Audio book: Six of Crows

sixofcrowsby Leigh Bardugo
Read by: Jay Snyder, Brandon Rubin, David LeDoux, Lauren Fortgang, Roger Clark, Elizabeth Evans, and Tristan Morris
Support your local independent bookstore: buy it there!
Content: There is a lot of violence, some of it on the graphic side. Illusions to prostitution, and two swear words (they stood out). It’s in the YA section (grades 6-8), but I’m glad I read it. It’s probably on par with Hunger Games, so if your kid/you can handle the content of that, this one is probably okay.

I put this one off. I know I did. I know I should have read it last fall when it was Hot and Everyone was reading it. But, I was busy, and I kept putting it off. Until I was in need of a new audio book and I stumbled across this one.

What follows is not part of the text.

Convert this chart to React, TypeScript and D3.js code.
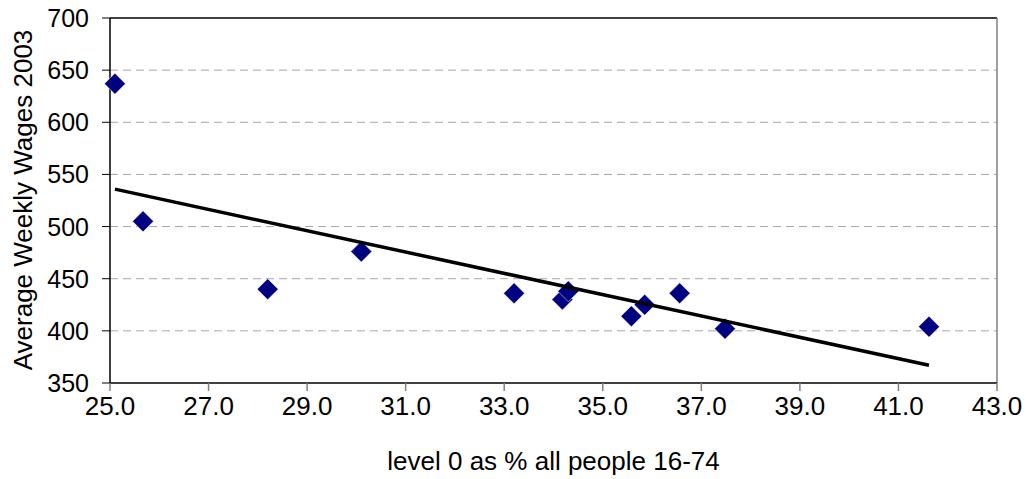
import React from "react";
import * as d3 from "d3";

const levelZeroPct = [25.1, 25.67, 28.2, 30.1, 33.2, 34.18, 34.3, 35.58, 35.85, 36.56, 37.48, 41.62];
const weeklyWages = [637, 505, 440, 476, 436, 430, 438, 414, 425, 436, 402, 404];
const xTicks = [25, 27, 29, 31, 33, 35, 37, 39, 41, 43];
const yTicks = [350, 400, 450, 500, 550, 600, 650, 700];
const xTitle = "level 0 as % all people 16-74";
const yTitle = "Average Weekly Wages 2003";

const W = 1026;
const H = 479;
const M = { left: 110, right: 997, top: 18, bottom: 383 };
const FONT = "'Liberation Sans', Arial, sans-serif";

export default function App() {
  const x = d3.scaleLinear().domain([25, 43]).range([M.left, M.right]);
  const y = d3.scaleLinear().domain([350, 700]).range([M.bottom, M.top]);

  // least-squares trend line
  const n = levelZeroPct.length;
  const mx = d3.mean(levelZeroPct) as number;
  const my = d3.mean(weeklyWages) as number;
  let sxy = 0, sxx = 0;
  for (let i = 0; i < n; i++) {
    sxy += (levelZeroPct[i] - mx) * (weeklyWages[i] - my);
    sxx += (levelZeroPct[i] - mx) ** 2;
  }
  const slope = sxy / sxx;
  const icpt = my - slope * mx;
  const x0 = d3.min(levelZeroPct) as number;
  const x1 = d3.max(levelZeroPct) as number;
  const trend = d3.line<number>().x((d) => x(d)).y((d) => y(icpt + slope * d))([x0, x1]) || "";

  const r = 10.5;
  const diamondPath = `M0,${-r}L${r},0L0,${r}L${-r},0Z`;

  return (
    <svg width={W} height={H} style={{ position: "absolute", left: 0, top: 0, background: "#fff" }}>
      <rect x={0} y={0} width={W} height={H} fill="#fff" />
      {yTicks.filter((t) => t > 350 && t < 700).map((t) => (
        <line key={"g" + t} x1={M.left} x2={M.right} y1={y(t)} y2={y(t)} stroke="#a6a6a6" strokeWidth={1} strokeDasharray="8,5" />
      ))}
      <line x1={M.left} x2={M.right} y1={M.top} y2={M.top} stroke="#000" strokeWidth={1.5} />
      <line x1={M.right} x2={M.right} y1={M.top} y2={M.bottom} stroke="#808080" strokeWidth={1.5} />
      <line x1={M.left} x2={M.left} y1={M.top} y2={M.bottom + 1} stroke="#000" strokeWidth={1.5} />
      {yTicks.map((t) => (
        <g key={"y" + t}>
          <line x1={M.left - 8} x2={M.left} y1={y(t)} y2={y(t)} stroke="#000" strokeWidth={1} />
          <text x={89} y={y(t)} dy="0.36em" textAnchor="end" fontFamily={FONT} fontSize={25} fill="#000">
            {t}
          </text>
        </g>
      ))}
      <line x1={M.left} x2={M.right} y1={M.bottom} y2={M.bottom} stroke="#000" strokeWidth={1.5} />
      {xTicks.map((t) => (
        <g key={"x" + t}>
          <line x1={x(t)} x2={x(t)} y1={M.bottom} y2={M.bottom + 8} stroke="#808080" strokeWidth={1.5} />
          <text x={x(t)} y={415} textAnchor="middle" fontFamily={FONT} fontSize={26} fill="#000">
            {d3.format(".1f")(t)}
          </text>
        </g>
      ))}
      <text x={(M.left + M.right) / 2} y={470} textAnchor="middle" fontFamily={FONT} fontSize={26} fill="#000">
        {xTitle}
      </text>
      <text
        transform={`translate(32,200) rotate(-90)`}
        textAnchor="middle"
        fontFamily={FONT}
        fontSize={26}
        fill="#000"
      >
        {yTitle}
      </text>
      {levelZeroPct.map((v, i) => (
        <path key={"p" + i} d={diamondPath} transform={`translate(${x(v)},${y(weeklyWages[i])})`} fill="#000080" stroke="#fff" strokeWidth={0.5} />
      ))}
      <path d={trend} fill="none" stroke="#000" strokeWidth={3.5} />
    </svg>
  );
}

I finished it, went into work and declared “So THAT’S what I was missing!” Yeah.

Kaz Brekker has worked his way up in the Dregs — a criminal gang in the island city/nation of Ketterdam — and has a reputation for being brutal and willing to take anything on. So when he’s tasked with springing a scientist out of the most secure prison in the world — the Ice Fortress in Fjerda — of course he accepts. The price is right, after all. He gathers together a crew of six people — ranging from a merchant’s exiled son to a Grisha —  and they set out to achieve the impossible. Of course, they don’t get along, there’s a lot of internal mistrust and bickering. And, of course, things go badly. (I was wondering how it was all going to fit in one book. The answer is it does but it doesn’t.)

This was enormous amounts of fun. Perhaps part of that fun was the audio form: there were five different people doing the five different narrators, which helped immensely. I really enjoyed the way each one did the other characters slightly differently as well as the way each actor interpreted their own character. It definitely added something more to the book.

I have to admit that I liked this one better than the Grisha books. For whatever reason, I love heist books, I love books with twists and turns (though some of the twists were unfair; she didn’t give me enough information to see things coming and I was genuinely surprised a couple of times) and this one had both. I came to like the characters — Matthais the Fjorden had the most character growth (I wanted to throttle him in the beginning), but I loved the rest of the crew as well. I liked the diversity — it felt effortless and natural rather than an author just trying to be diverse. Bardugo expanded the narrow world she’d created in the Grisha books, and gave it much more depth, which I absolutely adored.

I’ll most definitely be picking up the next one (maybe even in audio) to see how this adventure ends.